═══ SUPPLIED DATA ═══

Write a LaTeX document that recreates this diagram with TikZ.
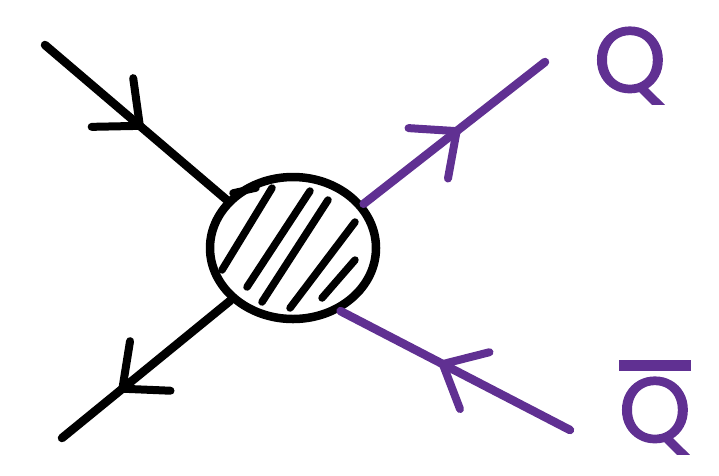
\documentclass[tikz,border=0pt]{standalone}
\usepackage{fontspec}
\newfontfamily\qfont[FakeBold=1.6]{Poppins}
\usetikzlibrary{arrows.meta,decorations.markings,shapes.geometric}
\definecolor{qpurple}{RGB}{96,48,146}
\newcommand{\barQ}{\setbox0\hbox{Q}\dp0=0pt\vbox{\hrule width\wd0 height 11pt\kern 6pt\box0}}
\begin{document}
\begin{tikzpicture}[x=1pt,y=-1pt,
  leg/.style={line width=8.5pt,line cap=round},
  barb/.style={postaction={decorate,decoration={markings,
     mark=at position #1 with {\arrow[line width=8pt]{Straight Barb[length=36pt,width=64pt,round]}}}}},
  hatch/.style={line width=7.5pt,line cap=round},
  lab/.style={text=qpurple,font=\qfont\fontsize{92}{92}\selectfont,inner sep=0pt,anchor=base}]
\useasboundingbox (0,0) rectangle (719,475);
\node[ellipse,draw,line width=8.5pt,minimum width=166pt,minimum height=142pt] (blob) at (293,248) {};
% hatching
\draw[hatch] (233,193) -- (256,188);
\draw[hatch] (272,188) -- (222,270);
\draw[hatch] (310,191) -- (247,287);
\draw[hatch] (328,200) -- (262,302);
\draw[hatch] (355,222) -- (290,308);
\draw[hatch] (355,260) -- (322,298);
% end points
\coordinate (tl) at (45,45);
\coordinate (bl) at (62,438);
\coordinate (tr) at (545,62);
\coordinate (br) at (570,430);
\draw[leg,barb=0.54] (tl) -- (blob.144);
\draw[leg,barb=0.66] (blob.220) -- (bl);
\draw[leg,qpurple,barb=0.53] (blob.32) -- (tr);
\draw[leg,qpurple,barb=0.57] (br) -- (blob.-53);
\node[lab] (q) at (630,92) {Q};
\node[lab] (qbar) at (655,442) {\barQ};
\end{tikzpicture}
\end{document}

═══

> [EXERCISE INSTRUCTIONS]: Transcribe all the lines above exactly, apart from the pictures.

> [RESPONSE TO THIS EXERCISE]:
Write a LaTeX document that recreates this diagram with TikZ.
\documentclass[tikz,border=0pt]{standalone}
\usepackage{fontspec}
\newfontfamily\qfont[FakeBold=1.6]{Poppins}
\usetikzlibrary{arrows.meta,decorations.markings,shapes.geometric}
\definecolor{qpurple}{RGB}{96,48,146}
\newcommand{\barQ}{\setbox0\hbox{Q}\dp0=0pt\vbox{\hrule width\wd0 height 11pt\kern 6pt\box0}}
\begin{document}
\begin{tikzpicture}[x=1pt,y=-1pt,
  leg/.style={line width=8.5pt,line cap=round},
  barb/.style={postaction={decorate,decoration={markings,
     mark=at position #1 with {\arrow[line width=8pt]{Straight Barb[length=36pt,width=64pt,round]}}}}},
  hatch/.style={line width=7.5pt,line cap=round},
  lab/.style={text=qpurple,font=\qfont\fontsize{92}{92}\selectfont,inner sep=0pt,anchor=base}]
\useasboundingbox (0,0) rectangle (719,475);
\node[ellipse,draw,line width=8.5pt,minimum width=166pt,minimum height=142pt] (blob) at (293,248) {};
% hatching
\draw[hatch] (233,193) -- (256,188);
\draw[hatch] (272,188) -- (222,270);
\draw[hatch] (310,191) -- (247,287);
\draw[hatch] (328,200) -- (262,302);
\draw[hatch] (355,222) -- (290,308);
\draw[hatch] (355,260) -- (322,298);
% end points
\coordinate (tl) at (45,45);
\coordinate (bl) at (62,438);
\coordinate (tr) at (545,62);
\coordinate (br) at (570,430);
\draw[leg,barb=0.54] (tl) -- (blob.144);
\draw[leg,barb=0.66] (blob.220) -- (bl);
\draw[leg,qpurple,barb=0.53] (blob.32) -- (tr);
\draw[leg,qpurple,barb=0.57] (br) -- (blob.-53);
\node[lab] (q) at (630,92) {Q};
\node[lab] (qbar) at (655,442) {\barQ};
\end{tikzpicture}
\end{document}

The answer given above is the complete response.